* Instructions for the task: Check each line of the records below for the word "matplotlib" and copy those where it appears.

* Raw records:
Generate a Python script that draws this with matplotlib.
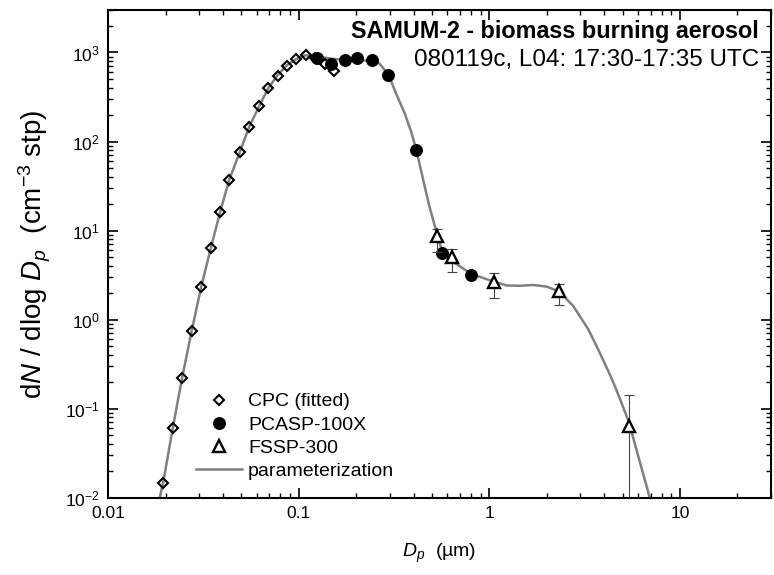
==
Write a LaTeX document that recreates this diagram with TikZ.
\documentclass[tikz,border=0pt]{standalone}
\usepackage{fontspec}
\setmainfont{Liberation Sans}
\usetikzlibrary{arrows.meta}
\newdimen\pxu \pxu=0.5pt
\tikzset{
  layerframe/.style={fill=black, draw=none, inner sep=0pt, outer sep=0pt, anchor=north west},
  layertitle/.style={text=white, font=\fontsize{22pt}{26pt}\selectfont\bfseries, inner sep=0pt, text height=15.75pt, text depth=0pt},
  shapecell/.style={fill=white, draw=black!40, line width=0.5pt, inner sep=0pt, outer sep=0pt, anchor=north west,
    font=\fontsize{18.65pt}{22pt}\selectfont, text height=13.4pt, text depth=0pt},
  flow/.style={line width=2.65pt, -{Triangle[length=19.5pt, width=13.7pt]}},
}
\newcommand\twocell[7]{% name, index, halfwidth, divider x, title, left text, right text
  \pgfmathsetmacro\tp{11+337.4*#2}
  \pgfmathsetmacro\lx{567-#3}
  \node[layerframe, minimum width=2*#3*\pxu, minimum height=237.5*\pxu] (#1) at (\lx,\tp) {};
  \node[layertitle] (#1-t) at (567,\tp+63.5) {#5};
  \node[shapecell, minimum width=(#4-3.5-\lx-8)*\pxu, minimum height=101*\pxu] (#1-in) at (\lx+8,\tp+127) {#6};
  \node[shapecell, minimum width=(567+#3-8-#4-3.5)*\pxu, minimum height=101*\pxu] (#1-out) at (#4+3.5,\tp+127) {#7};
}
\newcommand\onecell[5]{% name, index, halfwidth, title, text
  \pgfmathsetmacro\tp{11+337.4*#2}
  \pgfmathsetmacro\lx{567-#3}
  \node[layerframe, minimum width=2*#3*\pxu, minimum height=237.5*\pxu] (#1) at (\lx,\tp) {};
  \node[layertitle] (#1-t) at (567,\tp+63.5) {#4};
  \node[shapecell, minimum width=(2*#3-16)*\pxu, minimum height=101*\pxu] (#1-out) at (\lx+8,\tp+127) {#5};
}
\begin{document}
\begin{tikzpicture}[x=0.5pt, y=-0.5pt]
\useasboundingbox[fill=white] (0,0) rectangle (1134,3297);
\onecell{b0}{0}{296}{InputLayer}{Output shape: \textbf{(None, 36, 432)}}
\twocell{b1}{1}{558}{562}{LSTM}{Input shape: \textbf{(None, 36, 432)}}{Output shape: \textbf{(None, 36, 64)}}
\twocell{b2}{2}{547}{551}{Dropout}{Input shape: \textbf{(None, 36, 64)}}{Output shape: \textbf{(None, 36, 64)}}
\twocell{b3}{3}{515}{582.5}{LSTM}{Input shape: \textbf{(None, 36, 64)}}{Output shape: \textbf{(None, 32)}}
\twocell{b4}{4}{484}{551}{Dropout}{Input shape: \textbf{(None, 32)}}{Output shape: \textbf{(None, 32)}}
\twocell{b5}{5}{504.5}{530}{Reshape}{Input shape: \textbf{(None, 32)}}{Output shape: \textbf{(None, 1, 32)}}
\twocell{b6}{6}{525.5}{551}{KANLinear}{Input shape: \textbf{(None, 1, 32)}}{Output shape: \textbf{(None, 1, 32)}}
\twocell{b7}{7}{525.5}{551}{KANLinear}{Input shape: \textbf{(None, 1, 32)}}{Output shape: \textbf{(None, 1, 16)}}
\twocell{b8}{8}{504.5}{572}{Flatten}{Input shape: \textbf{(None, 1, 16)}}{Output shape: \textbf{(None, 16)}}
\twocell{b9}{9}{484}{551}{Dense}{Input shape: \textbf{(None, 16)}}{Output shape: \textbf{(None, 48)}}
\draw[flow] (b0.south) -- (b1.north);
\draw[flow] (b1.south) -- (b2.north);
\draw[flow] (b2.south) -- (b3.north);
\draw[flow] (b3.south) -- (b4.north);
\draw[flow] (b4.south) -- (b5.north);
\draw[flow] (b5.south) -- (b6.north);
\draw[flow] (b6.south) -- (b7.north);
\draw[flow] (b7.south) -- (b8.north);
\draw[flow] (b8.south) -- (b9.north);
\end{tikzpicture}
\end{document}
--
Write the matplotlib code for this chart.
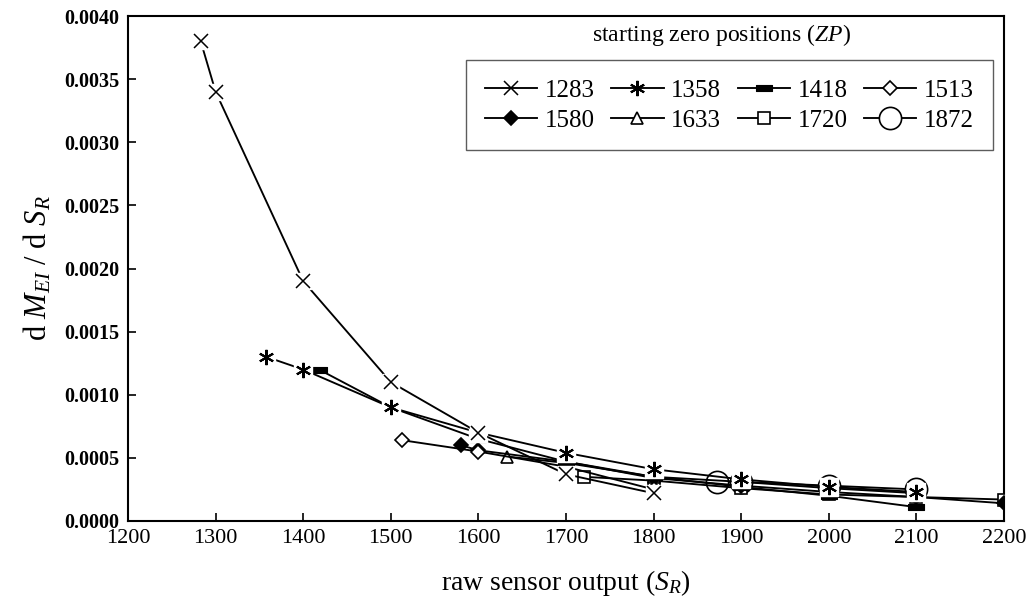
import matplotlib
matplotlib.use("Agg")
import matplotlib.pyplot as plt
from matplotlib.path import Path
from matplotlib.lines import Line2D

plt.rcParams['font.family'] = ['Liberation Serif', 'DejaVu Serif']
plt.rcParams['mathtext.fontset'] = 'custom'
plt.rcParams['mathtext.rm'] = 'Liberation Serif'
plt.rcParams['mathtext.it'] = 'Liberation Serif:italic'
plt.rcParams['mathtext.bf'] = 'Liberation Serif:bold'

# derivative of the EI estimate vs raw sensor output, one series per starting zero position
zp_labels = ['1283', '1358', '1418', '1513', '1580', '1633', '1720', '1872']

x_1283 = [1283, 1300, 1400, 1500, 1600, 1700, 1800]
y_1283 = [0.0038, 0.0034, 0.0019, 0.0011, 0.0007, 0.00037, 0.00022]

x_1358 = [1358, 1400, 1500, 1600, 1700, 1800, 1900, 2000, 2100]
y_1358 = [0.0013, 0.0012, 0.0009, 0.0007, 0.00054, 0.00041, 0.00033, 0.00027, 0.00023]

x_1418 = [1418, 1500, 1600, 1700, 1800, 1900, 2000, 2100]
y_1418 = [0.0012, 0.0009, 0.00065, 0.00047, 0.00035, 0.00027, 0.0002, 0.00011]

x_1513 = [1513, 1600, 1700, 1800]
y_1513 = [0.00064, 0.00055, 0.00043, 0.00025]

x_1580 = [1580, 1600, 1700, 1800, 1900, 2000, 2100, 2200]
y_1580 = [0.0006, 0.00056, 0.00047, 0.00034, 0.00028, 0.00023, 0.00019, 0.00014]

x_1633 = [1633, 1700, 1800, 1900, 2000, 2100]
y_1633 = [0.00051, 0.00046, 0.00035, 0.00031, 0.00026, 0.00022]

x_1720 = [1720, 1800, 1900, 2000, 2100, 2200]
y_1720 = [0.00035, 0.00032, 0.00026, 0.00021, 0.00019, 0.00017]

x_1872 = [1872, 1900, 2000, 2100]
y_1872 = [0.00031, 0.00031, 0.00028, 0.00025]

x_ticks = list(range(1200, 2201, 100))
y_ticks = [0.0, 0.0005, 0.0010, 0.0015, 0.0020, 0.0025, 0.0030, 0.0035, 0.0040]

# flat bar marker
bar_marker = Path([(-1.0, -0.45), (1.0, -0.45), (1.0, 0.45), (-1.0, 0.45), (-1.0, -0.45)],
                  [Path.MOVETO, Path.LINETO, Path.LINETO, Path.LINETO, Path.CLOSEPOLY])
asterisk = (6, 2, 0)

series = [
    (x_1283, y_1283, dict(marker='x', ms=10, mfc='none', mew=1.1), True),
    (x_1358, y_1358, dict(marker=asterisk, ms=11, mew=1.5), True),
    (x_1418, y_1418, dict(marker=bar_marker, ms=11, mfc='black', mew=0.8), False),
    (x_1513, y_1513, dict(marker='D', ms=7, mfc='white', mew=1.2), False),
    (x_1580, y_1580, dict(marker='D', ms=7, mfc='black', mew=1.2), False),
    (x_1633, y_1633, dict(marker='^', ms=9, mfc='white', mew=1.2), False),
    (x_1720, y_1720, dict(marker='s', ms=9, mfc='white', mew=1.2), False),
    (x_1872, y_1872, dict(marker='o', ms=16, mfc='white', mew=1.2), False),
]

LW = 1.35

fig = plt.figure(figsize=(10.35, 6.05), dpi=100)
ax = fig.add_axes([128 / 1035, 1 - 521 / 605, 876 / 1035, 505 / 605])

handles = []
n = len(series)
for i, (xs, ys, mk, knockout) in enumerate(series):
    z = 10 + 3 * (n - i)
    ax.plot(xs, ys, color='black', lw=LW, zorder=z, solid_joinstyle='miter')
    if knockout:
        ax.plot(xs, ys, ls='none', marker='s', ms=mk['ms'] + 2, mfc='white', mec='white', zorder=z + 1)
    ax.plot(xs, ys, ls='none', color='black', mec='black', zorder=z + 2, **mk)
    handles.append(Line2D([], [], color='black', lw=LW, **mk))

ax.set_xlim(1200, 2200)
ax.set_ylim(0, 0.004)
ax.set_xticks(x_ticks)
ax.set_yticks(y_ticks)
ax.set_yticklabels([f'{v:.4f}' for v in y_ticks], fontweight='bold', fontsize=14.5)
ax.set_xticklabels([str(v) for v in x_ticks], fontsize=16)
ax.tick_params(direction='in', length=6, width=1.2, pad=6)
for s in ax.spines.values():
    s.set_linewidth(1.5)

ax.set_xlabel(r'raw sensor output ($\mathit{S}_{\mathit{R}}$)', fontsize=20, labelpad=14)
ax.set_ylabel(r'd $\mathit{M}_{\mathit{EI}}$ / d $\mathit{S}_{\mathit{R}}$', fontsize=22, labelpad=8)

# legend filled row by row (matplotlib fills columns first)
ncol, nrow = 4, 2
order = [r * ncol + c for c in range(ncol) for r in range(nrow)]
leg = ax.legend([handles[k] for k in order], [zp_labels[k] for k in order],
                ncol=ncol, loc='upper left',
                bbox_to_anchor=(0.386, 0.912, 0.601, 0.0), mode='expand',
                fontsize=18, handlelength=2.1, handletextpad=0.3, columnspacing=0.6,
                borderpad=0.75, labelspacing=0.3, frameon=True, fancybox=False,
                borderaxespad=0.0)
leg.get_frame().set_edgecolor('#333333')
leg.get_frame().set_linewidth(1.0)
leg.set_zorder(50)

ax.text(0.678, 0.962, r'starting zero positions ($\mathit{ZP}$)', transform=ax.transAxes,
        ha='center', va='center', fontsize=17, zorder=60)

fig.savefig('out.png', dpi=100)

* Written answer:
Generate a Python script that draws this with matplotlib.
Write the matplotlib code for this chart.
import matplotlib
matplotlib.use("Agg")
import matplotlib.pyplot as plt
from matplotlib.path import Path
from matplotlib.lines import Line2D
# legend filled row by row (matplotlib fills columns first)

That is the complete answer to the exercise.